One of the interesting things about reading several books at the same time is that themes tend to play against each other, creating a dialogue likely never imagined. When Pope John Paul II was simply known as Bishop Karol Wojtyla, he conducted a retreat, providing daily talks on the Christian path to young college students in attendence. In contrast, yoga master and writer Jeff Davis shares his insight into both discplines to create a mindful writing method in his book The Journey from the Center to the Page (which on glance at Amazon, has apparently been remaindered as a hardback, so the paperback is actually more expensive than the cloth cover version. Interesting.)
*shakes head to clear thoughts*
On the one hand, Davis shares his conviction that ritual is an integral part of a successful writer's life. Rituals define writing space, making the act of writing a sacred thing. In my heart, I believe what he is saying is true for me. I seem to write best when I define my writing space distinctly as opposed to haphazardly trying to write something down between this task and that. But lets face it, as a working mom facing the very real possiblity of adding another part-time job to her already busy schedule, the looseness required to honor ritual seems a remote possibility. However, the impression is clear especially in light of my recent exploration of Babaylan. Ritual moments are important and I'd argue, for myself, essential to both my well being as well as my writing. Rituals provide balance between the busy-ness of our day to day world with the stillness needed to tap into the passion that fuels art.
Enter JPII. If there is one thing we can say about the Catholic Church, it's all about ritual. Theodrama.

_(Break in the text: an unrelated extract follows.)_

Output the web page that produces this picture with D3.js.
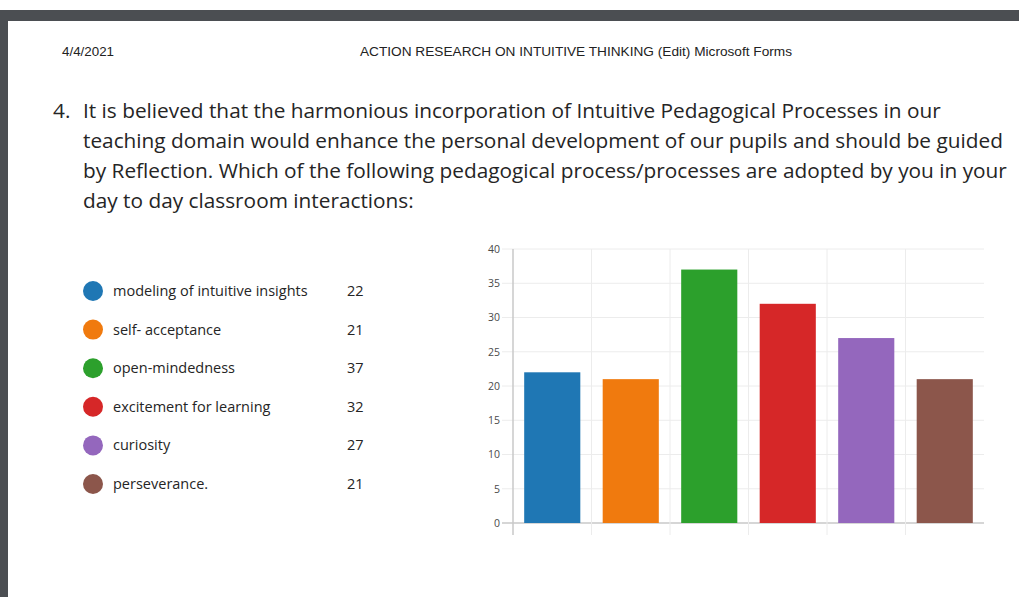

Ritual and repetition ground the Mass, the Rosary, the Book of Hours. In his second talk Christianity, the Religion of Choice, JPII continues his idea of community and conversation between God and Creation from the first chapter on God Is Person. His view focuses on the Gospels as revelatory, and not so much in the sense of prophetic or historic, although he is adamant that the Gospels are these things also. But by saying that the Gospels are revelatory, he means that they are one side of a conversation that God is trying to carry on with Creation, that the entire life of Christ is about bringing about balance between God and Creation. (The choice part for JPII comes into whether or not we choose to believe this is what's happening.)
So from reading this pair (thank you Mark Geisler of WWU for showing me this method of close reading) for me I can say that Life gets out of balance because I'm juggling so many things at once. Being out of balance means I can't focus on writing very well. The key to achieving balance is to first recognize there's an imbalance then enter into a ritual that creates the space for balance. The beauty of it, though, is that this points to the possibility that writing is not outside my faith, but that actually the pattern of my faith might reveal how to go about being the writer I aspire to become.
(It's interesting to note here too, that I first learned the key concepts behind close readings - historical/cultural context, alignment of key passages to other parts of narrative, connection to experience and other texts - from the homilies I heard each Sunday and Holy Day. Thankfully, most of the priests I've encountered are really good at close readings and have strengthened my ability to enter into texts more fully.)